Cronaca

Frodi e corruzione “costano alle aziende dall’1 al 3% del fatturato annuo”

È quanto emerge Global Fraud & Risk Report 2016/17 realizzata dalla società investigativa Kroll. Secondo il dossier in 8 casi su 10 sono gli stessi lavoratori a danneggiare l’impresa. In particolare i neo assunti, il management e gli ex dipendenti

L’aumento delle frodi e della corruzione determina perdite milionarie per le aziende che ne sono vittima: dall’1% al 3% del fatturato annuo secondo più della metà delle imprese intervistate nel Global Fraud & Risk Report 2016/17 realizzata dalla società investigativa Kroll. Secondo il dossier in 8 casi su 10 sono gli stessi lavoratori a danneggiare l’impresa. In particolare i neo assunti, il management e gli ex dipendenti.

In Italia il 53% dei manager indica le segnalazioni dei dipendenti come principale strumento per  portare alla luce i comportamenti illeciti. Una percentuale che supera la media (44%) e colloca il nostro Paese sopra a Russia (41%) e Canada (44%) e sotto paesi come la Cina (55%) e l’India (66%). Si tratta del fenomeno dei whistleblowers, dipendenti che fungono da sentinelle contro l’illegalità. “Non sempre troviamo gli organi interni alle aziende italiane adeguatamente attrezzati e provvisti delle risorse necessarie per tutelare le nostre imprese – spiega Marianna Vintiadis, responsabile Kroll per il Sud Europa –. Ecco perché in Italia e in Cina il fenomeno del whistleblowing rimane la fonte primaria per l’identificazione dei problemi mentre negli USA sono gli audit interni ad essere strumentali nella lotta contro la corruzione”.

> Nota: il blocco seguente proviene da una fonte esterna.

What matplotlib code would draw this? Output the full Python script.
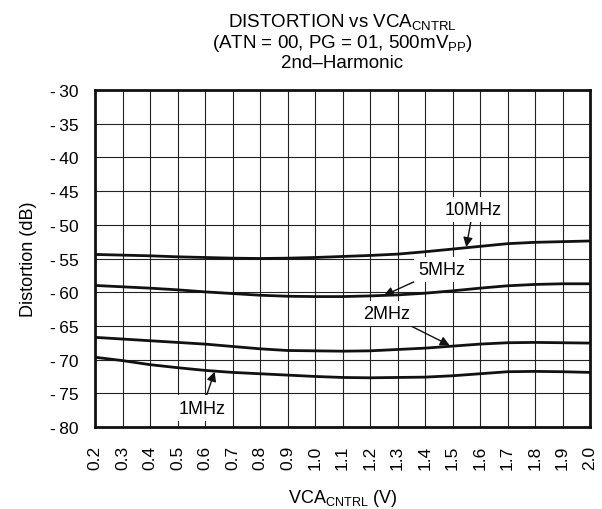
import matplotlib
matplotlib.use('Agg')
import matplotlib.pyplot as plt
import numpy as np

plt.rcParams['font.family'] = ['Liberation Sans', 'DejaVu Sans']
plt.rcParams['mathtext.default'] = 'regular'

vca = [0.2, 0.3, 0.4, 0.5, 0.6, 0.7, 0.8, 0.9, 1.0, 1.1,
       1.2, 1.3, 1.4, 1.5, 1.6, 1.7, 1.8, 1.9, 2.0]

mhz10 = [-54.4, -54.5, -54.6, -54.75, -54.85, -54.95, -55.0, -54.95, -54.85, -54.7,
         -54.55, -54.35, -54.0, -53.6, -53.2, -52.8, -52.6, -52.5, -52.4]
mhz5 = [-59.0, -59.2, -59.4, -59.65, -59.95, -60.2, -60.45, -60.6, -60.65, -60.65,
        -60.55, -60.4, -60.15, -59.8, -59.4, -59.05, -58.85, -58.75, -58.75]
mhz2 = [-66.7, -66.95, -67.2, -67.45, -67.7, -68.05, -68.4, -68.65, -68.7, -68.75,
        -68.7, -68.5, -68.3, -68.0, -67.7, -67.5, -67.45, -67.5, -67.55]
mhz1 = [-69.65, -70.15, -70.75, -71.2, -71.6, -71.9, -72.1, -72.3, -72.5, -72.65,
        -72.7, -72.65, -72.6, -72.4, -72.1, -71.8, -71.75, -71.8, -71.9]

yticks = [-30, -35, -40, -45, -50, -55, -60, -65, -70, -75, -80]

fig = plt.figure(figsize=(6.02, 5.10), dpi=100)
ax = fig.add_axes([95/602, 1-428/510, 495/602, 337/510])

for s in [mhz10, mhz5, mhz2, mhz1]:
    ax.plot(vca, s, color='#111111', lw=2.0, zorder=3)

ax.set_xlim(0.2, 2.0)
ax.set_ylim(-80, -30)
ax.set_xticks(vca)
ax.set_xticklabels(['%.1f' % v for v in vca], rotation=90, fontsize=12.5)
ax.set_yticks(yticks)
ax.set_yticklabels(['-\u2009%d' % abs(v) for v in yticks], fontsize=12.5)
ax.tick_params(axis='both', length=0)
ax.tick_params(axis='x', pad=13)
ax.tick_params(axis='y', pad=12)
ax.grid(True, color='#222222', lw=0.8)
for sp in ax.spines.values():
    sp.set_linewidth(2)
    sp.set_color('#111111')

ax.set_xlabel('VCA$_{CNTRL}$ (V)', fontsize=13, labelpad=13)
ax.set_ylabel('Distortion (dB)', fontsize=13, labelpad=9)

fig.text(342/602, 1-22/510, 'DISTORTION vs VCA$_{CNTRL}$', ha='center', va='center', fontsize=13.5)
fig.text(342/602, 1-43/510, '(ATN = 00, PG = 01, 500mV$_{PP}$)', ha='center', va='center', fontsize=13.5)
fig.text(342/602, 1-64/510, '2nd\u2013Harmonic', ha='center', va='center', fontsize=13.5)

arrow = dict(arrowstyle='-|>', color='#111111', lw=1.0, mutation_scale=14, shrinkA=0, shrinkB=0)
box = dict(facecolor='white', edgecolor='none', pad=3)
labels = [('10MHz', (1.55, -53.3), (1.575, -47.7)),
          ('5MHz', (1.25, -60.5), (1.46, -56.6)),
          ('2MHz', (1.49, -67.9), (1.26, -63.2)),
          ('1MHz', (0.635, -71.8), (0.59, -77.2))]
for name, tip, pos in labels:
    ax.annotate(name, xy=tip, xytext=pos, fontsize=13, ha='center', va='center',
                bbox=box, arrowprops=arrow, zorder=4)

fig.savefig('out.png', dpi=100)
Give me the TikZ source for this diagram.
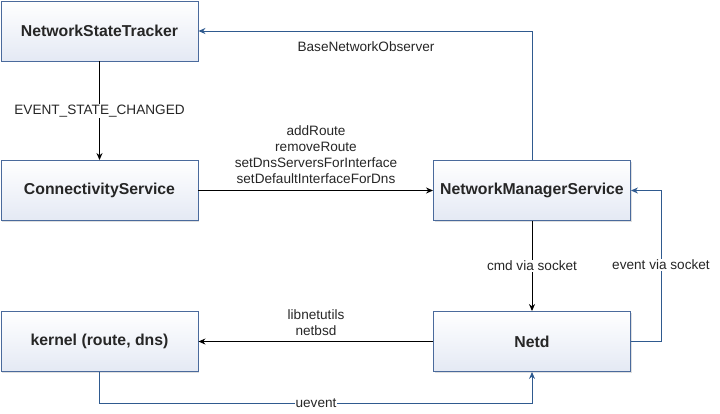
\documentclass[tikz,border=0pt]{standalone}
\usepackage{fontspec}
\setmainfont{Liberation Sans}
\usetikzlibrary{arrows.meta,shadows}
\definecolor{boxborder}{HTML}{4A6A9C}
\definecolor{boxbot}{HTML}{E4E9F4}
\definecolor{bluelink}{HTML}{2F5A8F}
\definecolor{txt}{HTML}{262626}
\tikzset{
  box/.style={draw=boxborder, line width=0.9pt, top color=white, bottom color=boxbot,
    minimum width=197pt, minimum height=60pt, inner sep=0pt,
    font=\fontsize{15.8}{18}\selectfont\bfseries, text=txt,
    drop shadow={shadow xshift=1.2pt, shadow yshift=-1.2pt, opacity=0.25, fill=gray}},
  blk/.style={draw=black, line width=1pt, -{Stealth[length=7pt,width=6pt]}},
  blu/.style={draw=bluelink, line width=1pt, -{Stealth[length=7pt,width=6pt]}},
  lbl/.style={font=\fontsize{13.6}{16}\selectfont, text=txt, align=center, inner sep=1pt},
}
\begin{document}
\begin{tikzpicture}[x=1pt,y=-1pt]
\useasboundingbox (0,0) rectangle (720,413);
\node[box] (nst) at (99.5,31) {NetworkStateTracker};
\node[box] (cs) at (99.5,190.5) {ConnectivityService};
\node[box] (nms) at (532,190.5) {NetworkManagerService};
\node[box] (ker) at (99.5,341.5) {kernel (route, dns)};
\node[box] (netd) at (532,341.5) {Netd};

\coordinate (c1) at (532,31);
\coordinate (c2) at (661,341.5);
\coordinate (c3) at (661,190.5);
\coordinate (c4) at (99.5,403);
\coordinate (c5) at (532,403);

\draw[blk] (nst) -- (cs) node[pos=0.5, lbl, fill=white] {EVENT\_STATE\_CHANGED};
\draw[blk] (cs) -- (nms);
\node[lbl, anchor=south] (ops) at (316,185) {addRoute\\removeRoute\\setDnsServersForInterface\\setDefaultInterfaceForDns};
\draw[blu] (nms.north) -- (c1) -- (nst.east);
\node[lbl] (bno) at (366,47) {BaseNetworkObserver};
\draw[blk] (nms) -- (netd) node[pos=0.5, lbl, fill=white] {cmd via socket};
\draw[blu] (netd.east) -- (c2) -- (c3) -- (nms.east);
\node[lbl, fill=white] (evs) at (661,265) {event via socket};
\draw[blk] (netd) -- (ker);
\node[lbl, anchor=south] (lib) at (316,337) {libnetutils\\netbsd};
\draw[blu] (ker.south) -- (c4) -- (c5) -- (netd.south);
\node[lbl, fill=white, inner sep=0.5pt] (uev) at (316,403) {uevent};
\end{tikzpicture}
\end{document}
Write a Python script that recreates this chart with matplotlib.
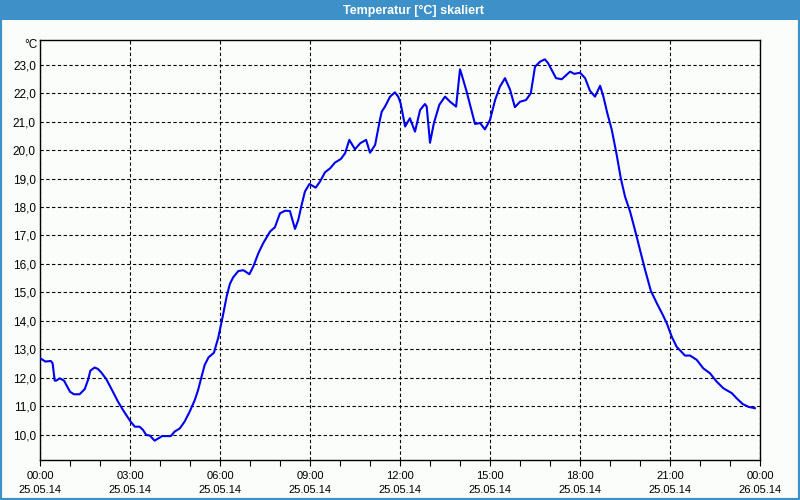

L’emergenza sulle frodi resta comunque elevata come evidenziano i numeri del report. Negli ultimi dodici mesi su 545 senior executives intervistati l’82% è venuto a conoscenza di una frode: nel 2015 la percentuale era del 75%. Per l’Italia l’aumento in un anno è di soli tre punti percentuali ma il dato è poco confortante. Il 77% dei manager dichiara di aver subito un tentativo di raggiro mentre il 91% ritiene ci sia stato un aumento dei rischi.

Colpisce però la differenza di preoccupazioni tra i vari paesi. In Italia i dirigenti non si allarmano per gli attacchi informatici quanto i colleghi cinesi. Il 34% di loro si preoccupa invece degli ammanchi in magazzino. Non a caso la prima misura antifrode introdotta dalle aziende italiane è la messa in sicurezza dei beni materiali (83%) e solo dopo troviamo gli interventi di cybersecurity (72%). Sul podio delle paure italiane, secondo il report, ci sono poi la sottrazione di informazioni (26%) a cui seguono le infrazioni nella compliance interna (26%). Si tratta di comportamenti maggiormente legati al “fattore umano” su cui Kroll ha elaborato diverse strategie di intervento. “In Italia l’approccio alla sicurezza è caratterizzato da una dicotomia – conclude Vintiadis – se da un lato impieghiamo sistemi sofisticatissimi e molte energie per limitare gli illeciti “tradizionali” come i furti di beni materiali, non ci rendiamo ancora del tutto conto che il vero tesoro sono i dati nelle nostre mani e la nostra reputazione”.